Marakele National Park
The Marakele National Park in the heart of the Waterberg Mountains, as its Tswana name suggests, has become a ‘place of sanctuary’ for an impressive variety of wildlife due to its location in the transitional zone between the dry western and moister eastern regions of South Africa.
Contrasting majestic mountain landscapes, grass-clad hills and deep valleys characterize the park. Rare finds of yellowwood and cedar trees, five metre high cycads and tree ferns, are some of the plant species found here. All the large game species from elephant and rhino to the big cats as well as an amazing variety of birds including what’s probably the largest colony of endangered Cape vultures (more than 800 breeding pairs) in the world, have settled here.
Areas of Special Interest
A narrow tar road takes visitors up to the top of the Waterberg massif. Views and scenery are spectacular. One is also in the proximity of the vulture colony and these large birds will soar past at close quarters.
5 Things to Seek
Cape Vulture – the park hosts one of the world’s largest breeding colonies of this endangered species. While birds may be seen in the air catching thermals anywhere in the park, the drive up to the Sentech Towers is nearest to the colony and close encounters with these enormous birds will leave visitors breathless.
African Elephant – while some elephant had been previously reintroduced into the park, it was the release of the Tuli elephants in 1999 that captured the public’s and media’s imagination.

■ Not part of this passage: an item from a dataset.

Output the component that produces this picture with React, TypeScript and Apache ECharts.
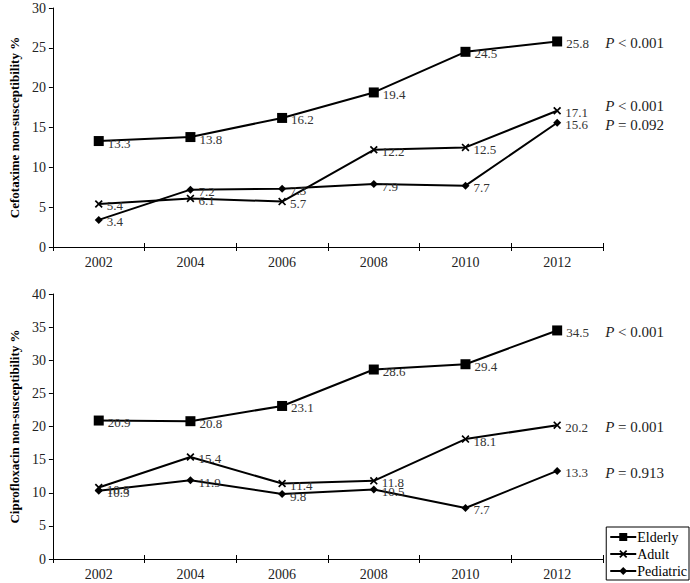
import React, { useEffect, useRef } from "react";
import * as echarts from "echarts";

const years = ["2002", "2004", "2006", "2008", "2010", "2012"];
const seriesNames = ["Elderly", "Adult", "Pediatric"];
const cefoElderly = [13.3, 13.8, 16.2, 19.4, 24.5, 25.8];
const cefoAdult = [5.4, 6.1, 5.7, 12.2, 12.5, 17.1];
const cefoPediatric = [3.4, 7.2, 7.3, 7.9, 7.7, 15.6];
const ciproElderly = [20.9, 20.8, 23.1, 28.6, 29.4, 34.5];
const ciproAdult = [10.8, 15.4, 11.4, 11.8, 18.1, 20.2];
const ciproPediatric = [10.3, 11.9, 9.8, 10.5, 7.7, 13.3];
const cefoP = ["< 0.001", "< 0.001", "= 0.092"];
const ciproP = ["< 0.001", "= 0.001", "= 0.913"];

const FONT = '"Liberation Serif", "Times New Roman", serif';
const CROSS = "path://M0,1.5L1.5,0L5,3.5L8.5,0L10,1.5L6.5,5L10,8.5L8.5,10L5,6.5L1.5,10L0,8.5L3.5,5Z";
const symbols = ["rect", CROSS, "diamond"];
const symbolSizes = [10, 8, 8];

export default function App() {
  const ref = useRef<HTMLDivElement>(null);
  useEffect(() => {
    if (!ref.current) return;
    const chart = echarts.init(ref.current, undefined, { renderer: "svg" });
    const makeSeries = (data: number[], idx: number, axis: number) => ({
      name: seriesNames[idx],
      type: "line",
      xAxisIndex: axis * 2,
      yAxisIndex: axis,
      data,
      symbol: symbols[idx],
      symbolSize: symbolSizes[idx],
      lineStyle: { color: "#000", width: 2 },
      itemStyle: { color: "#000" },
      label: {
        show: true,
        position: "right",
        distance: 4,
        offset: [0, 2],
        fontFamily: FONT,
        fontSize: 13,
        color: "#333",
      },
    });
    const xAxis = (gi: number, inside: boolean) => ({
      type: "category",
      gridIndex: gi,
      position: "bottom",
      data: years,
      boundaryGap: true,
      axisLine: { lineStyle: { color: "#000", width: 1 } },
      axisTick: { show: true, inside, length: 4, lineStyle: { color: "#000" } },
      axisLabel: { show: !inside, fontFamily: FONT, fontSize: 14, color: "#222", margin: 8 },
    });
    const yAxis = (gi: number, max: number, name: string) => ({
      type: "value",
      gridIndex: gi,
      min: 0,
      max,
      interval: 5,
      name,
      nameLocation: "middle",
      nameGap: 31,
      nameTextStyle: { fontFamily: FONT, fontSize: 13, fontWeight: "bold", color: "#000" },
      axisLine: { show: true, lineStyle: { color: "#000", width: 1 } },
      axisTick: { show: true, length: 4, lineStyle: { color: "#000" } },
      axisLabel: { fontFamily: FONT, fontSize: 14, color: "#222", margin: 7 },
      splitLine: { show: false },
    });
    const groups = [
      { grid: 0, data: [cefoElderly, cefoAdult, cefoPediatric], p: cefoP, dy: [0, -7, 0] },
      { grid: 1, data: [ciproElderly, ciproAdult, ciproPediatric], p: ciproP, dy: [0, 0, 0] },
    ];
    chart.setOption({
      animation: false,
      backgroundColor: "#fff",
      grid: [
        { left: 51, top: 8, width: 552, height: 239 },
        { left: 51, top: 294, width: 552, height: 265 },
      ],
      xAxis: [xAxis(0, false), xAxis(0, true), xAxis(1, false), xAxis(1, true)],
      yAxis: [
        yAxis(0, 30, "Cefotaxime non-susceptibility %"),
        yAxis(1, 40, "Ciprofloxacin non-susceptibility %"),
      ],
      legend: {
        orient: "vertical",
        right: 1,
        bottom: 3,
        padding: [3, 2, 2, 3],
        itemGap: 3,
        itemWidth: 26,
        itemHeight: 10,
        borderColor: "#000",
        borderWidth: 1,
        backgroundColor: "#fff",
        data: seriesNames,
        textStyle: { fontFamily: FONT, fontSize: 14, color: "#000", padding: [0, 0, 0, -4] },
      },
      series: groups.flatMap((g) => g.data.map((d, i) => makeSeries(d, i, g.grid))),
    });
    const graphics: any[] = [];
    groups.forEach((g) => {
      g.data.forEach((d, i) => {
        const last = d.length - 1;
        const pt = chart.convertToPixel(
          { xAxisIndex: g.grid * 2, yAxisIndex: g.grid } as any,
          [years[last], d[last]]
        ) as number[];
        graphics.push({
          type: "text",
          x: pt[0] + 48,
          y: pt[1] + 2 + g.dy[i],
          style: {
            rich: {
              p: { fontFamily: FONT, fontSize: 15, fontStyle: "italic", fill: "#222" },
              t: { fontFamily: FONT, fontSize: 15, fill: "#222" },
            },
            text: `{p|P} {t|${g.p[i]}}`,
            verticalAlign: "middle",
            fill: "#222",
            font: `15px ${FONT}`,
          },
        });
      });
    });
    chart.setOption({ graphic: graphics });
    return () => chart.dispose();
  }, []);
  return (
    <div
      ref={ref}
      style={{ position: "absolute", left: 0, top: 0, width: 690, height: 583 }}
    />
  );
}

Rhino – Marakele has a high density of both rhino species and most visitors should see these animals, particularly the more gregarious and diurnal white rhinoceros.
Kudu – as browsers these antelope are in their element at Marakele. Look out for the bulls with their magnificent spiral horns.
The not-so-often-seen-elsewhere antelope species such as reedbuck, mountain reedbuck, eland and tsessebe can be found here.